A good rule of thumb is to create arrays with a minimum chunksize of at least one million elements (e.g., a 1000x1000 matrix).
- Create an xgcm grid object to facilitate interpolation
#non-redundant dims: xi_rho (center), eta_rho (center), xi_u (inner), eta_v (inner)
ds = ds.rename({'eta_u': 'eta_rho', 'xi_v': 'xi_rho', 'xi_psi': 'xi_u', 'eta_psi': 'eta_v'})
coords={'xi':{'center':'xi_rho', 'inner':'xi_u'},
'eta':{'center':'eta_rho', 'inner':'eta_v'},
's':{'center':'s_rho', 'outer':'s_w'}}
grid = xgcm.Grid(ds, coords=coords)
- Calculate Lagrangian velocities. The depth-averaged velocity is used here to keep the example in 2D.
#Calculate Lagrangian velocity
ds['ubar_lagrangian'] = ds['ubar'] + ds['ubar_stokes']
ds['vbar_lagrangian'] = ds['vbar'] + ds['vbar_stokes']
4.5) If applicable, orient Lagrangian velocities eastward/northward, requiring an interpolation to a common coordinate if necessary. On the staggered Arakawa-C grid used in ROMS, it is best to interpolate the velocities to ψ-points - see https://www.myroms.org/wiki/Numerical_Solution_Technique for more details on the discretization. Here, ds.angle is the grid angle.
ds['ubar_lagrangian_psi'] = grid.interp(ds.ubar_lagrangian, 'eta')
ds['vbar_lagrangian_psi'] = grid.interp(ds.vbar_lagrangian, 'xi')
ds['angle_psi'] = grid.interp(grid.interp(ds.angle,'eta'), 'psi')
ds['uveitheta'] = (ds.ubar_lagrangian_psi + 1j*ds.vbar_lagrangian_psi)*np.exp(1j*ds.angle_psi)
ds['ubar_lagrangian_psi'] = np.real(ds.uveitheta)
ds['vbar_lagrangian_psi'] = np.imag(ds.uveitheta)
- Define a Parcels Fieldset from the xarray dataset object.
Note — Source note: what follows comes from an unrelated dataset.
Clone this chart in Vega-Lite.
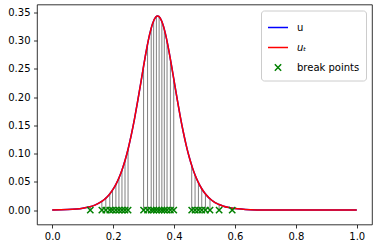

The velocities can be on different grid like for an Arakawa-C grid, just make sure the dimensions dictionary is consistent with how the variables are referenced.
variables = {'U': 'ubar_lagrangian',
'V': 'vbar_lagrangian'}
dimensions = {'U': {'lon': 'lon_u', 'lat': 'lat_u', 'depth': 's_rho', 'time': 'ocean_time'},
'V': {'lon': 'lon_v', 'lat': 'lat_v', 'depth': 's_rho', 'time': 'ocean_time'}}
fieldset = FieldSet.from_xarray_dataset(ds, variables = variables, dimensions = dimensions, mesh = 'spherical')
- Define a recovery kernel to handle particles going out of bounds
def DeleteParticle(particle, fieldset, time):
print("Deleting particle")
particle.delete()
recovery = {ErrorCode.ErrorOutOfBounds: DeleteParticle,
ErrorCode.ErrorThroughSurface: DeleteParticle}
- Initialize a Parcels Particleset. Here I seed the whole domain with equally spaced particles
lon = np.linspace(ds.lon_rho.min(), ds.lon_rho.max(), num=2**5)
lat = np.linspace(ds.lat_rho.min(), ds.lat_rho.max(), num=2**5)
lons, lats = np.meshgrid(lon,lat)
pset = ParticleSet.from_list(fieldset = fieldset, pclass = JITParticle, time = ds.ocean_time.values[0], lon = lons, lat = lats, depth = depth )
- Specify advection kernel (4th order Runge-Kutta is selected here), choose name and output time step for particle locations, and execute Parcels
kernels = AdvectionRK4
output_file = pset.ParticleFile(name= "/work/wtorres/temp/reefParticles", outputdt = delta(seconds = 60) )
pset.execute( kernels, runtime = delta(hours = 12.0), dt = delta(seconds = 60), output_file = output_file, recovery = recovery )
output_file.export()
output_file.close()
I have provided a sample .pbs script in this repository that activates the Parcels python environment and runs the python script described above on the HPC resource with the command
qsub parcels.pbs
Make sure the environment name, allocation, paths to the error and output files, email, and script location match your configuration.